Do this – Return all lines where the word "chart" can be found.

>> start Data extract

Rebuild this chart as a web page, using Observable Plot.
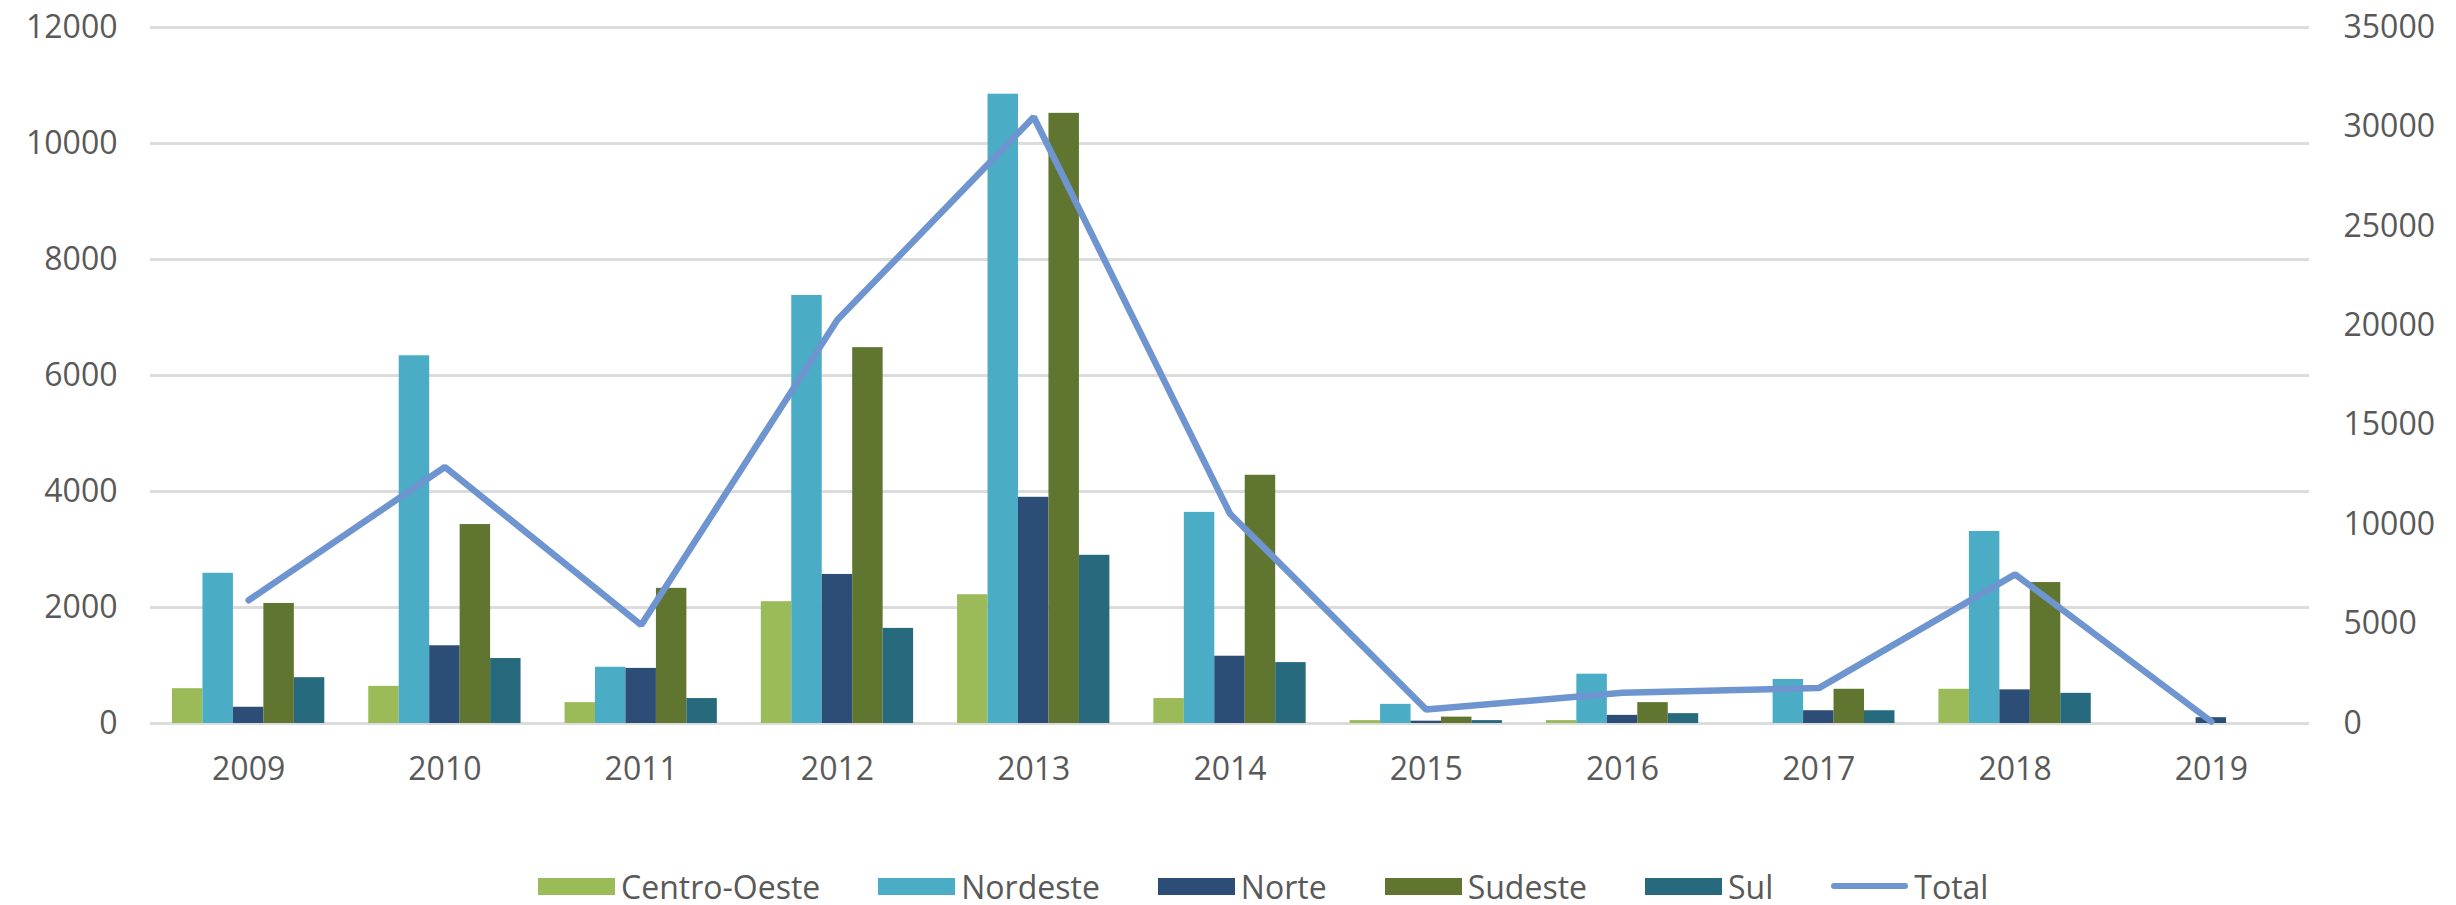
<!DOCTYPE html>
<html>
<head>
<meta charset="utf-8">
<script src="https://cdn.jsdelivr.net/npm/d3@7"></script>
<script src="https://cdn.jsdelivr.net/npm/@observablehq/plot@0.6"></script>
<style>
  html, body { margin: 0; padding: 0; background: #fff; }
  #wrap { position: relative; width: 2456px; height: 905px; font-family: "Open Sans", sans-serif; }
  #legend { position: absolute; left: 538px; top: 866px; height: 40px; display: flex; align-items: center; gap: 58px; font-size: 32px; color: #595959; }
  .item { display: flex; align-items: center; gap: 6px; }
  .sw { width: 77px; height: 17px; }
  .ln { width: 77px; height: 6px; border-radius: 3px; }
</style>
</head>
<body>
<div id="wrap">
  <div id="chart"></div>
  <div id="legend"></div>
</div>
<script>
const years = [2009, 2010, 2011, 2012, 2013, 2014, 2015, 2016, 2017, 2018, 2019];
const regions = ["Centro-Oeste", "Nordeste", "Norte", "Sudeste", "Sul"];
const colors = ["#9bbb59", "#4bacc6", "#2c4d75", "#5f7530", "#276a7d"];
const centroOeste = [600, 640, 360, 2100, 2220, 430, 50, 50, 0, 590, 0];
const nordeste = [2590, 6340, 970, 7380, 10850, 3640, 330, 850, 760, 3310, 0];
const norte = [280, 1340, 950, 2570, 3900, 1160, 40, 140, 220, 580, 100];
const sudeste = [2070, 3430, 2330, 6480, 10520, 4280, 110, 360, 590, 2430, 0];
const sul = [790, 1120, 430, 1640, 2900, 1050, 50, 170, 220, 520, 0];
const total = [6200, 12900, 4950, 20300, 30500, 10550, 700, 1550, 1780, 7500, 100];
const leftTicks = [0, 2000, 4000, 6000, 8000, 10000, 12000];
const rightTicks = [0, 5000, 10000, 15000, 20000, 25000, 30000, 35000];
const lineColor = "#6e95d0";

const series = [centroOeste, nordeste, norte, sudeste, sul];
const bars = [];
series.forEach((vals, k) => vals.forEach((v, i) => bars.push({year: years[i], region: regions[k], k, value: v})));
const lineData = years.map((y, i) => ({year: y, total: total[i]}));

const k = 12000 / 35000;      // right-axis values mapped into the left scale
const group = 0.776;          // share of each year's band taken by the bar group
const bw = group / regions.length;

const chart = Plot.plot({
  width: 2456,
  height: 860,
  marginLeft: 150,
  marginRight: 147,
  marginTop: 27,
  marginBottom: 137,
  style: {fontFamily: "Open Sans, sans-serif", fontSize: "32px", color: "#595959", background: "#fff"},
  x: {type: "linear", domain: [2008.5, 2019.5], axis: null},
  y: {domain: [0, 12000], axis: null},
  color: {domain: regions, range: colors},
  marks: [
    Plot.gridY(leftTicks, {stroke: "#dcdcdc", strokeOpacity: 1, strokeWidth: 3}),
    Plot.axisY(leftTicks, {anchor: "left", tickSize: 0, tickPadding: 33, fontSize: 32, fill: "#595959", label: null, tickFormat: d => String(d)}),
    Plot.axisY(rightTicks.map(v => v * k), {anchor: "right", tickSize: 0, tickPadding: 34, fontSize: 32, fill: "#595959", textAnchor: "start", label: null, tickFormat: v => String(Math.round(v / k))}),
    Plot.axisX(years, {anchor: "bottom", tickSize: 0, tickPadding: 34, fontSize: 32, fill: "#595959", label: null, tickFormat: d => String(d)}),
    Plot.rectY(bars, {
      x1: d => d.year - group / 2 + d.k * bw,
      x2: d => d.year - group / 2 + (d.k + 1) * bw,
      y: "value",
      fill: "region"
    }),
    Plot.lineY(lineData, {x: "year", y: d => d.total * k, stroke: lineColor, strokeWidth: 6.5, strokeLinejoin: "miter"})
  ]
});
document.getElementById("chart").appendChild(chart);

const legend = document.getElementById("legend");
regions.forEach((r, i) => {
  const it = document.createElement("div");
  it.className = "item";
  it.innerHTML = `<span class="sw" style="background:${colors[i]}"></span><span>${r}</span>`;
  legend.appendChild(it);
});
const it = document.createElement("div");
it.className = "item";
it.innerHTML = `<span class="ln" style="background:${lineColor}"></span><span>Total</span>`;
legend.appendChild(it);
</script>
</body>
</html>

>> end Data extract

Response to the exercise –
Rebuild this chart as a web page, using Observable Plot.
  <div id="chart"></div>
const chart = Plot.plot({
document.getElementById("chart").appendChild(chart);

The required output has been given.